Could Rampage be the man to end this streak of invincibility?
Thinking back to this fight, I legitimately can't remember if Rampage ever hit him...with anything.
I'm sure he did, but this win was that dominant.
Jones had his way with Rampage for four rounds before deciding it was time to stop playing around.
He secured a takedown and followed up with the fight-ending rear-naked choke.
He was the king, and Rampage was not worthy of his royal court.
No. 2: UFC 140: Jon Jones vs. Lyoto Machida
Look at that picture.
Go ahead, take it in.
That, ladies and gentlemen, is Jonny "Bones" Jones getting punched in the face.
HE IS A HUMAN!
Against Lyoto Machida at UFC 140, Jones showed, for the first time in his career, that he could be bested.

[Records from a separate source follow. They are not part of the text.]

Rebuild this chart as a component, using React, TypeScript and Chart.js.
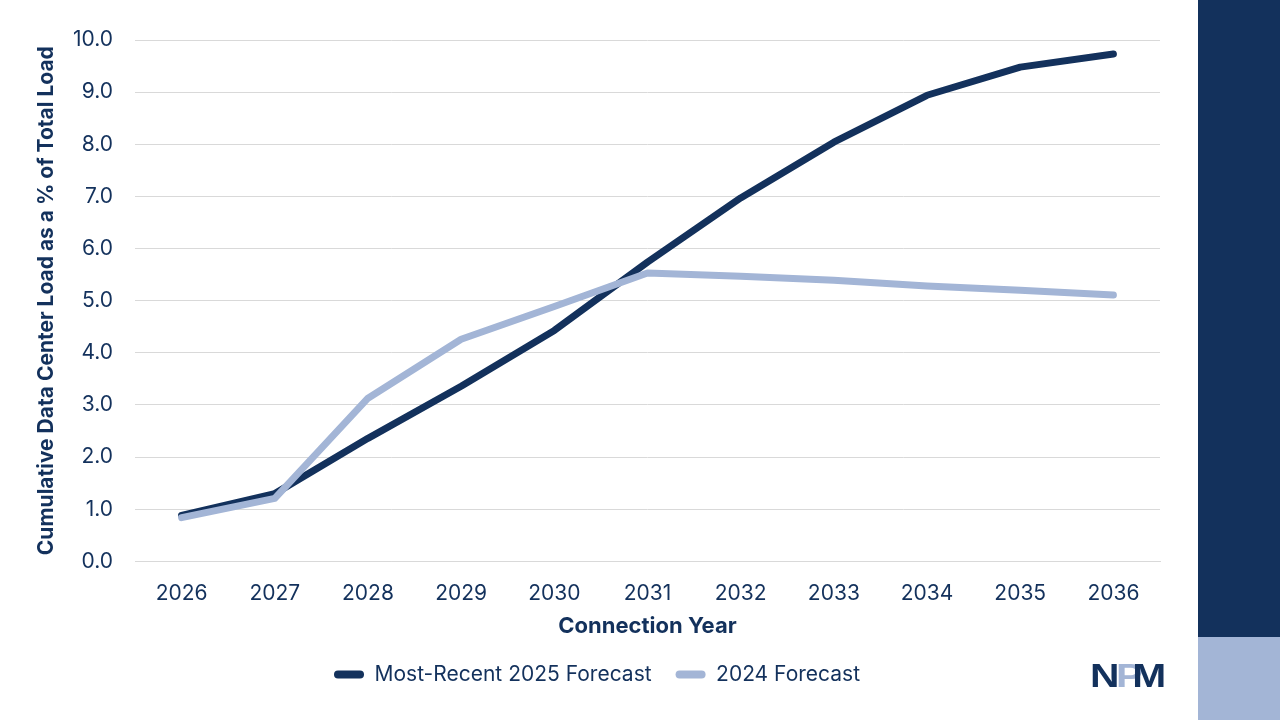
import React, { useEffect, useRef } from "react";
import { Chart, registerables } from "chart.js";

Chart.register(...registerables);

const years = ["2026", "2027", "2028", "2029", "2030", "2031", "2032", "2033", "2034", "2035", "2036"];
const recent2025 = [0.88, 1.3, 2.36, 3.36, 4.43, 5.74, 6.97, 8.04, 8.94, 9.48, 9.73];
const forecast2024 = [0.84, 1.21, 3.13, 4.26, 4.89, 5.53, 5.47, 5.39, 5.28, 5.2, 5.11];

const NAVY = "#13315c";
const LIGHT = "#a3b5d6";
const FONT = "Inter, 'Open Sans', sans-serif";

export default function App() {
  const ref = useRef<HTMLCanvasElement | null>(null);
  useEffect(() => {
    if (!ref.current) return;
    const chart = new Chart(ref.current, {
      type: "line",
      data: {
        labels: years,
        datasets: [
          {
            label: "Most-Recent 2025 Forecast",
            data: recent2025,
            borderColor: NAVY,
            backgroundColor: NAVY,
            borderWidth: 7,
            pointRadius: 0,
            tension: 0,
            borderCapStyle: "round",
            borderJoinStyle: "round",
            order: 1,
          },
          {
            label: "2024 Forecast",
            data: forecast2024,
            borderColor: LIGHT,
            backgroundColor: LIGHT,
            borderWidth: 7,
            pointRadius: 0,
            tension: 0,
            borderCapStyle: "round",
            borderJoinStyle: "round",
            order: 0,
          },
        ],
      },
      options: {
        animation: false,
        responsive: false,
        maintainAspectRatio: false,
        layout: { padding: { top: 40, left: 34, right: 32, bottom: 25 } },
        plugins: {
          tooltip: { enabled: false },
          legend: {
            position: "bottom",
            labels: {
              color: NAVY,
              font: { family: FONT, size: 21 },
              boxWidth: 30,
              boxHeight: 8,
              useBorderRadius: true,
              borderRadius: 4,
              padding: 24,
              sort: (a: any, b: any) => a.datasetIndex - b.datasetIndex,
              generateLabels: (c: any) =>
                Chart.defaults.plugins.legend.labels.generateLabels(c).map((l: any) => ({ ...l, lineWidth: 0 })),
            },
          },
        },
        scales: {
          x: {
            offset: true,
            grid: { display: false },
            border: { display: true, color: "#d9d9d9" },
            ticks: { color: NAVY, font: { family: FONT, size: 21 }, padding: 12 },
            title: {
              display: true,
              text: "Connection Year",
              color: NAVY,
              font: { family: FONT, size: 22, weight: "bold" },
              padding: { top: -5, bottom: 0 },
            },
          },
          y: {
            min: 0,
            max: 10,
            afterFit: (scale: any) => {
              scale.width = 101;
            },
            grid: { color: "#d9d9d9", lineWidth: 1, drawTicks: false },
            border: { display: false },
            ticks: {
              stepSize: 1,
              color: NAVY,
              font: { family: FONT, size: 21 },
              padding: 22,
              callback: (v: any) => Number(v).toFixed(1),
            },
            title: {
              display: true,
              text: "Cumulative Data Center Load as a % of Total Load",
              color: NAVY,
              font: { family: FONT, size: 21, weight: "bold" },
              padding: { top: 0, bottom: 0 },
            },
          },
        },
      },
    });
    return () => chart.destroy();
  }, []);

  return (
    <div style={{ position: "fixed", left: 0, top: 0, width: 1280, height: 720, background: "#fff", overflow: "hidden" }}>
      <canvas ref={ref} width={1192} height={720} style={{ position: "absolute", left: 0, top: 0, width: 1192, height: 720 }} />
      <div style={{ position: "absolute", left: 1198, top: 0, width: 82, height: 637, background: NAVY }} />
      <div style={{ position: "absolute", left: 1198, top: 637, width: 82, height: 83, background: LIGHT }} />
      <div
        style={{
          position: "absolute",
          left: 1090,
          top: 657,
          fontFamily: "Arial, 'Liberation Sans', sans-serif",
          fontWeight: 900,
          fontSize: 34,
          letterSpacing: -3,
          lineHeight: "36px",
          transform: "scaleX(1.2)",
          transformOrigin: "left",
        }}
      >
        <span style={{ color: NAVY }}>N</span>
        <span style={{ color: LIGHT }}>P</span>
        <span style={{ color: NAVY, marginLeft: -6 }}>M</span>
      </div>
    </div>
  );
}
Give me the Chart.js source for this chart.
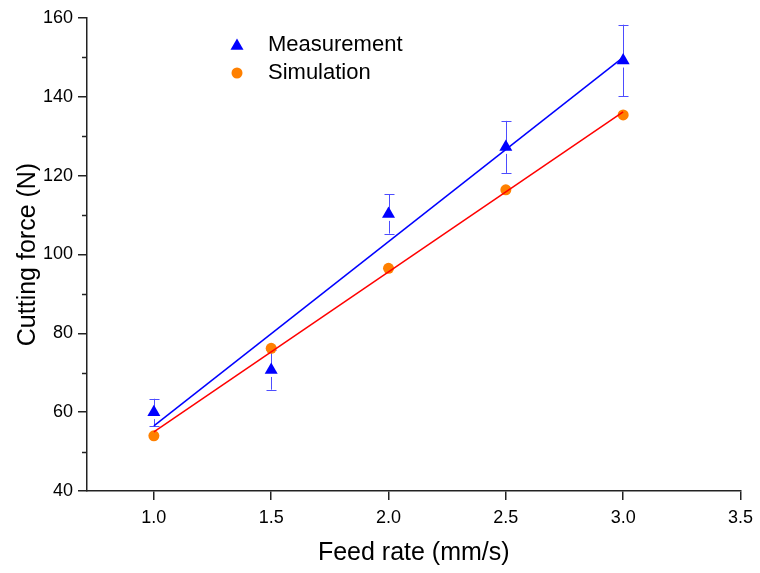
<!DOCTYPE html>
<html lang="en">
<head>
    <title>Cutting force vs feed rate</title>
    <meta charset="utf-8" />
    <script src="https://cdn.jsdelivr.net/npm/chart.js"></script>
    <style>
        html, body { margin: 0; padding: 0; background: #fff; }
        #wrap { width: 760px; height: 573px; }
    </style>
</head>
<body>
    <div id="wrap"><canvas id="chart"></canvas></div>

    <script>
        // Data
        var feedRate = [1.0, 1.5, 2.0, 2.5, 3.0];
        var measured = [60.0, 70.7, 110.3, 127.3, 149.2];
        var measuredErr = [3.4, 5.0, 5.0, 6.6, 9.1];
        var simulated = [54.0, 76.2, 96.5, 116.4, 135.4];

        // fitted lines (end points)
        var fitX = [1.0, 3.0];
        var measuredFit = [56.5, 150.0];
        var simulatedFit = [55.0, 136.2];

        var xTicks = [1.0, 1.5, 2.0, 2.5, 3.0, 3.5];
        var yMinorTicks = [50, 70, 90, 110, 130, 150];

        function pts(xs, ys) {
            return xs.map(function (x, i) { return { x: x, y: ys[i] }; });
        }

        var font = "'Liberation Sans', Arial, sans-serif";

        // error bars, drawn under the markers, with a small gap below the triangle
        var errorBars = {
            id: 'errorBars',
            beforeDatasetsDraw: function (chart) {
                var ctx = chart.ctx, xs = chart.scales.x, ys = chart.scales.y;
                ctx.save();
                ctx.strokeStyle = '#4d4dff';
                ctx.lineWidth = 1;
                feedRate.forEach(function (x, i) {
                    var px = Math.round(xs.getPixelForValue(x)) + 0.5;
                    var py = ys.getPixelForValue(measured[i]);
                    var top = ys.getPixelForValue(measured[i] + measuredErr[i]);
                    var bot = ys.getPixelForValue(measured[i] - measuredErr[i]);
                    ctx.beginPath();
                    ctx.moveTo(px, top); ctx.lineTo(px, py);
                    ctx.moveTo(px, py + 7); ctx.lineTo(px, bot);
                    ctx.moveTo(px - 5, Math.round(top) + 0.5); ctx.lineTo(px + 5, Math.round(top) + 0.5);
                    ctx.moveTo(px - 5, Math.round(bot) + 0.5); ctx.lineTo(px + 5, Math.round(bot) + 0.5);
                    ctx.stroke();
                });
                ctx.restore();
            }
        };

        var minorTicks = {
            id: 'minorTicks',
            afterDraw: function (chart) {
                var ctx = chart.ctx, ys = chart.scales.y, left = chart.chartArea.left;
                ctx.save();
                ctx.strokeStyle = '#222';
                ctx.lineWidth = 1.5;
                yMinorTicks.forEach(function (v) {
                    var py = Math.round(ys.getPixelForValue(v)) + 0.5;
                    ctx.beginPath();
                    ctx.moveTo(left - 5, py); ctx.lineTo(left, py);
                    ctx.stroke();
                });
                ctx.restore();
            }
        };

        var legendBox = {
            id: 'legendBox',
            afterDraw: function (chart) {
                var ctx = chart.ctx;
                var items = [
                    { label: 'Measurement', style: 'triangle', color: '#0000ff', r: 7.5, y: 45 },
                    { label: 'Simulation', style: 'circle', color: '#ff8000', r: 5.5, y: 73 }
                ];
                ctx.save();
                ctx.font = '22px ' + font;
                ctx.textBaseline = 'middle';
                items.forEach(function (it) {
                    ctx.fillStyle = it.color;
                    ctx.strokeStyle = it.color;
                    Chart.helpers.drawPoint(ctx, { pointStyle: it.style, radius: it.r, borderWidth: 0 }, 237, it.y + (it.style === 'triangle' ? 1 : 0));
                    ctx.fillStyle = '#000';
                    ctx.fillText(it.label, 268, it.y);
                });
                ctx.restore();
            }
        };

        new Chart(document.getElementById('chart'), {
            type: 'scatter',
            data: {
                datasets: [
                    {
                        label: 'Measurement fit',
                        data: pts(fitX, measuredFit),
                        showLine: true,
                        borderColor: '#0000ff',
                        borderWidth: 1.5,
                        pointRadius: 0
                    },
                    {
                        label: 'Simulation fit',
                        data: pts(fitX, simulatedFit),
                        showLine: true,
                        borderColor: '#ff0000',
                        borderWidth: 1.5,
                        pointRadius: 0
                    },
                    {
                        label: 'Measurement',
                        data: pts(feedRate, measured),
                        pointStyle: 'triangle',
                        pointRadius: 7.5,
                        backgroundColor: '#0000ff',
                        borderColor: '#0000ff',
                        borderWidth: 0
                    },
                    {
                        label: 'Simulation',
                        data: pts(feedRate, simulated),
                        pointStyle: 'circle',
                        pointRadius: 5.5,
                        backgroundColor: '#ff8000',
                        borderColor: '#ff8000',
                        borderWidth: 0
                    }
                ]
            },
            options: {
                responsive: true,
                maintainAspectRatio: false,
                animation: false,
                layout: { padding: { left: 0, right: 19, top: 18, bottom: 0 } },
                plugins: {
                    legend: { display: false },
                    tooltip: { enabled: false }
                },
                scales: {
                    x: {
                        type: 'linear',
                        min: 0.715,
                        max: 3.5,
                        afterBuildTicks: function (scale) {
                            scale.ticks = xTicks.map(function (v) { return { value: v }; });
                        },
                        afterFit: function (scale) { scale.height = 82; },
                        ticks: {
                            color: '#000',
                            padding: 7,
                            font: { family: font, size: 18 },
                            callback: function (v) { return Number(v).toFixed(1); }
                        },
                        grid: { drawOnChartArea: false, tickLength: 9, color: '#222', lineWidth: 1.5 },
                        border: { display: true, color: '#222', width: 1.5 },
                        title: {
                            display: true,
                            text: 'Feed rate (mm/s)',
                            color: '#000',
                            font: { family: font, size: 25 },
                            padding: { top: 0, bottom: 5 }
                        }
                    },
                    y: {
                        min: 40,
                        max: 160,
                        afterFit: function (scale) { scale.width = 87; },
                        ticks: {
                            stepSize: 20,
                            color: '#000',
                            padding: 5,
                            font: { family: font, size: 18 }
                        },
                        grid: { drawOnChartArea: false, tickLength: 9, color: '#222', lineWidth: 1.5 },
                        border: { display: true, color: '#222', width: 1.5 },
                        title: {
                            display: true,
                            text: 'Cutting force (N)',
                            color: '#000',
                            font: { family: font, size: 25 },
                            padding: { top: 13, bottom: 0 }
                        }
                    }
                }
            },
            plugins: [errorBars, minorTicks, legendBox]
        });
    </script>
</body>
</html>
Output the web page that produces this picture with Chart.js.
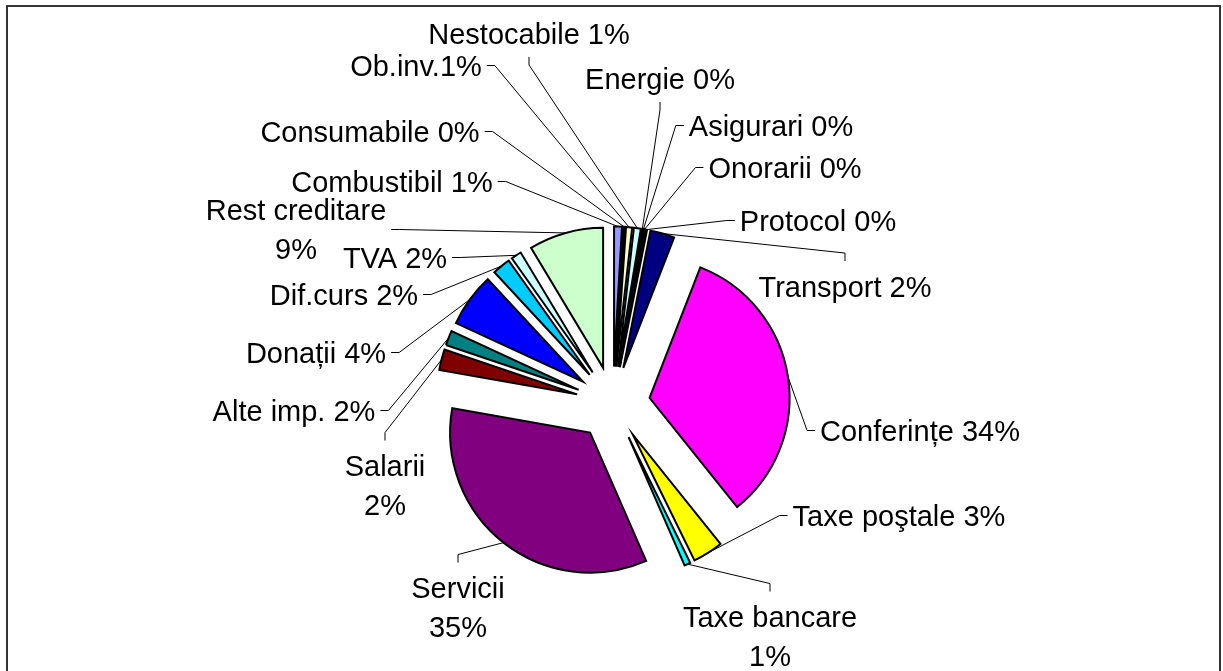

Well, for one round at least.
Think about that statement.
Jones had fought nine times in his UFC career, won the belt, defended the belt and this, his tenth fight, was the first time we saw a fighter get the better of him.
Excuse me, but...
After getting thoroughly outclassed standing in Round 1 with "The Dragon," Jones bounced back in round two with a vicious elbow that cut his opponent, and Machida wasn't the same after.
Jones then landed a hard left hand that staggered his foe, but instead of finishing with strikes, Jones instead used his seemingly unfair leverage to secure a nasty standing guillotine.
Machida was unconscious as the referee halted the bout, and Jones was still the best in the division.
No. 1: UFC 128: Jon Jones vs. Mauricio "Shogun" Rua
This was it.
Just over a month after defeating Ryan Bader at UFC 126, Jon Jones got the call to face champion Mauricio "Shogun" Rua for the belt and all the glory that comes with it.
Would Jones crack under the pressure?
Could he handle the power and experience of Shogun?
Was he ready for the bright lights and the big stage?
No, yes and a resounding YES.
"Bones" thoroughly dismantled Shogun for the bout's duration, and Rua couldn't mount any sort of offense against the lanky and creative Jones.
Jones landed a hard front kick in the third round that hurt Shogun, and he followed up with a punch and a knee that sent Shogun to the mat, defeated.
It was his time and his destiny.
And it doesn't look like he's letting go any time soon.